Councilman Bernard Parks, whose district includes USC, attributed the increase in economic impact to the construction happening all around campus. He added, however, that USC has always been a positive force in the Los Angeles economy.

“The hiring of students and the hiring of locals, those have been a staple for a long time in the Los Angeles region,” Parks said. “There’s a very positive impact USC makes anywhere from the adoption of local schools, the maintenance of their campus and the area around it and the benefits of having some 40,000 students in the local area supporting businesses.”

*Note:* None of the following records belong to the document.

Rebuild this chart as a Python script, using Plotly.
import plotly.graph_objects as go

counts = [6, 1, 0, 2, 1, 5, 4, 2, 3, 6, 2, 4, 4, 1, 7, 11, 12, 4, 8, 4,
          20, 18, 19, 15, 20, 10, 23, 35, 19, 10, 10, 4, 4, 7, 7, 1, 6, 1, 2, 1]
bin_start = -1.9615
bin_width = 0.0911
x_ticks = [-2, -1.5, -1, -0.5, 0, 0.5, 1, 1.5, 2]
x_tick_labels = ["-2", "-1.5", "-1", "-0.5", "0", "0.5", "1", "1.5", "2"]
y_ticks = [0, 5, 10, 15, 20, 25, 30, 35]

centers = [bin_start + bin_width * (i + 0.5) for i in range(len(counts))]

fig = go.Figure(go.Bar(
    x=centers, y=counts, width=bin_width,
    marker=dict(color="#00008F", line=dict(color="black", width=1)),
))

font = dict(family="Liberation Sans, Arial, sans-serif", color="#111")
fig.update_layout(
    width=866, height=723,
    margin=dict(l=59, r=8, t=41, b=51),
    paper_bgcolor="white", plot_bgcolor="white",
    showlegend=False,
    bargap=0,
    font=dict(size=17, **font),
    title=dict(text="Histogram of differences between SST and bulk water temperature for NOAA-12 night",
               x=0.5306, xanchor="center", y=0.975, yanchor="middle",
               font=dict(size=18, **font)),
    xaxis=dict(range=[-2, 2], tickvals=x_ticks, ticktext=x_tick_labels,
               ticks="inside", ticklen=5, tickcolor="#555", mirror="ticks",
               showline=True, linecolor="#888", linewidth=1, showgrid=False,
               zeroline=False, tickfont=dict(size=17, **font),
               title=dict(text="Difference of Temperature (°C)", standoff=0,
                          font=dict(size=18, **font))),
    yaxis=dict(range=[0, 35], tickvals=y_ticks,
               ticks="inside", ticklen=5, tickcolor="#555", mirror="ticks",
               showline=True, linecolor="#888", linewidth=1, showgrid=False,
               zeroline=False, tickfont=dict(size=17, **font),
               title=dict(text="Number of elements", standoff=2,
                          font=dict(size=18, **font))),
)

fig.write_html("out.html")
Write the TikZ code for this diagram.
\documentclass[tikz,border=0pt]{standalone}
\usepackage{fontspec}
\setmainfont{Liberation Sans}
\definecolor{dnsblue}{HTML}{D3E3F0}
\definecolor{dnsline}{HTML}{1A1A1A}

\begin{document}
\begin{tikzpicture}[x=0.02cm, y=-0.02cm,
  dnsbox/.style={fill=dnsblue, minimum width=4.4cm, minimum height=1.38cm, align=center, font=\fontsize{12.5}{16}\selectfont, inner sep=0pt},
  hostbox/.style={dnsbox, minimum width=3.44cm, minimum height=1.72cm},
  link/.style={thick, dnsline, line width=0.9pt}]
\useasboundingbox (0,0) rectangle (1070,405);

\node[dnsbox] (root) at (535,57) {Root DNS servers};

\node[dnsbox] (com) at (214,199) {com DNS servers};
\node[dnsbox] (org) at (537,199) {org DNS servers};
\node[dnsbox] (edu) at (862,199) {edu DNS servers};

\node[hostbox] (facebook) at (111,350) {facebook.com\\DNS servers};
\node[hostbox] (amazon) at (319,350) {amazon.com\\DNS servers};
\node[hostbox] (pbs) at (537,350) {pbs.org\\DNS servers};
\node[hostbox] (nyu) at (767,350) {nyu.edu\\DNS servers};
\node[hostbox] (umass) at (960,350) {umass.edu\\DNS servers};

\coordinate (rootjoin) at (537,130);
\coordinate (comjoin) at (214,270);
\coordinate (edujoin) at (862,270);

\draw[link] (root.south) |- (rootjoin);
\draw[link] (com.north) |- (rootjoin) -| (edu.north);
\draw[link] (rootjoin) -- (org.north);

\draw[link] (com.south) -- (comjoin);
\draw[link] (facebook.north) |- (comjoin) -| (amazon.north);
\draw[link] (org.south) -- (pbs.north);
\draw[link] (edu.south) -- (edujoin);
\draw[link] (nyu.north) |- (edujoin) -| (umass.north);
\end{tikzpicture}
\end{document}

During the 2008 fiscal year, the study found USC spent $130 million on capital projects. Other expenditures included $21 billion in total direct spending, $1 billion in wage and payroll expenditures and $430 million in purchasing expenditures.

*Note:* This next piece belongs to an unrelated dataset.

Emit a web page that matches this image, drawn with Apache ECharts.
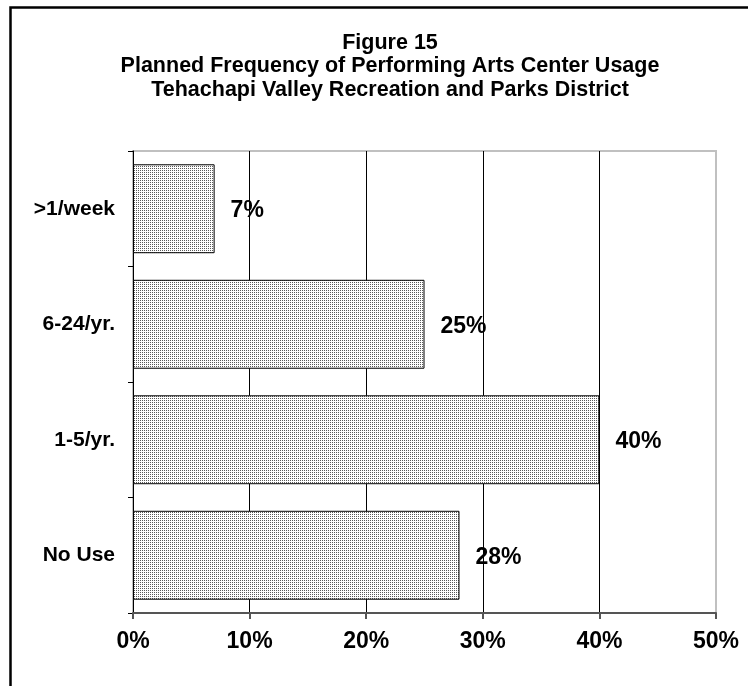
<!DOCTYPE html>
<html>
<head>
<meta charset="utf-8">
<script src="https://cdn.jsdelivr.net/npm/echarts@6/dist/echarts.min.js"></script>
<style>
  html, body { margin: 0; padding: 0; background: #ffffff; }
  #chart { width: 748px; height: 686px; }
</style>
</head>
<body>
<div id="chart"></div>
<script>
const titleLines = [
  'Figure 15',
  'Planned Frequency of Performing Arts Center Usage',
  'Tehachapi Valley Recreation and Parks District'
];
const categories = ['No Use', '1-5/yr.', '6-24/yr.', '>1/week'];
const values = [28, 40, 25, 7];
const xTicks = { min: 0, max: 50, interval: 10 };

const FONT = '"Liberation Sans", Arial, sans-serif';

// dotted fill pattern
const pat = document.createElement('canvas');
pat.width = 2; pat.height = 2;
const pctx = pat.getContext('2d');
pctx.fillStyle = '#ffffff';
pctx.fillRect(0, 0, 2, 2);
pctx.fillStyle = '#5a5a5a';
pctx.fillRect(0, 0, 1, 1);

const chart = echarts.init(document.getElementById('chart'), null, { renderer: 'canvas' });
chart.setOption({
  backgroundColor: '#ffffff',
  animation: false,
  title: {
    text: titleLines.join('\n'),
    left: 385,
    textAlign: 'center',
    top: 26,
    textStyle: { fontFamily: FONT, fontWeight: 'bold', fontSize: 21.5, lineHeight: 23.5, color: '#000' }
  },
  graphic: [{
    type: 'rect',
    shape: { x: 10.5, y: 7.5, width: 800, height: 800 },
    style: { fill: 'none', stroke: '#000', lineWidth: 2.5 },
    silent: true
  }],
  grid: {
    left: 133, right: 32, top: 151, bottom: 73,
    show: true, borderColor: '#c0c0c0', borderWidth: 2,
    containLabel: false
  },
  xAxis: {
    type: 'value',
    min: xTicks.min, max: xTicks.max, interval: xTicks.interval,
    axisLine: { show: true, lineStyle: { color: '#555', width: 2 } },
    axisTick: { show: true, length: 6, lineStyle: { color: '#555', width: 2 } },
    axisLabel: { formatter: '{value}%', fontFamily: FONT, fontWeight: 'bold', fontSize: 23, color: '#000', margin: 17 },
    splitLine: { show: true, showMinLine: false, showMaxLine: false, lineStyle: { color: '#000', width: 1 } }
  },
  yAxis: {
    type: 'category',
    data: categories,
    axisLine: { show: true, lineStyle: { color: '#000', width: 1 } },
    axisTick: { show: true, length: 5, lineStyle: { color: '#000' } },
    axisLabel: { fontFamily: FONT, fontWeight: 'bold', fontSize: 21, color: '#000', margin: 18 },
    splitLine: { show: false }
  },
  series: [{
    type: 'bar',
    data: values,
    barCategoryGap: '23%',
    itemStyle: { color: { image: pat, repeat: 'repeat' }, borderColor: '#000', borderWidth: 1 },
    label: {
      show: true, position: 'right', distance: 16, offset: [0, 2],
      formatter: '{c}%',
      fontFamily: FONT, fontWeight: 'bold', fontSize: 23, color: '#000'
    }
  }]
});
</script>
</body>
</html>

Students and visitors also contributed to the university’s economic impact, as students spent $503 million for goods and services and visitors spent about $12 million.

James Grant, director of USC Media Relations, said the university has always had a large economic impact.

“USC has been a major part of the community since, well, more than 125 years,” Grant said. “The bottom line is that USC and its economic impact is a bright spot in what is a very uncertain economy right now … Despite economic issues, USC continues to help fuel this local and regional and national economy.”

Parks said the economic and cultural contributions that USC makes as a corporate citizen of Los Angeles have a very positive impact on the surrounding area.

“[A corporate citizen is] somebody that understands their mission as it relates to their particular job, but is always looking to incorporate the local community in the configuration of their decision-making,” Parks said. “The USC community is not just an inclusive group that grinds out students, gets tuition and goes home … they’re also giving as much as they’re getting from the community.”

Aaron Yee, a senior majoring in public policy, management and planning, said the economic impact USC has on its surrounding area is probably the most significant effect USC has on its community.

“It’s definitely the economic generation that the university brings to the city, since suburbanization and sprawl have taken so much industry and financial resources away from the city core,” Yee said. “I think USC and its needs are serving as a catalyst for revitalization of this area.”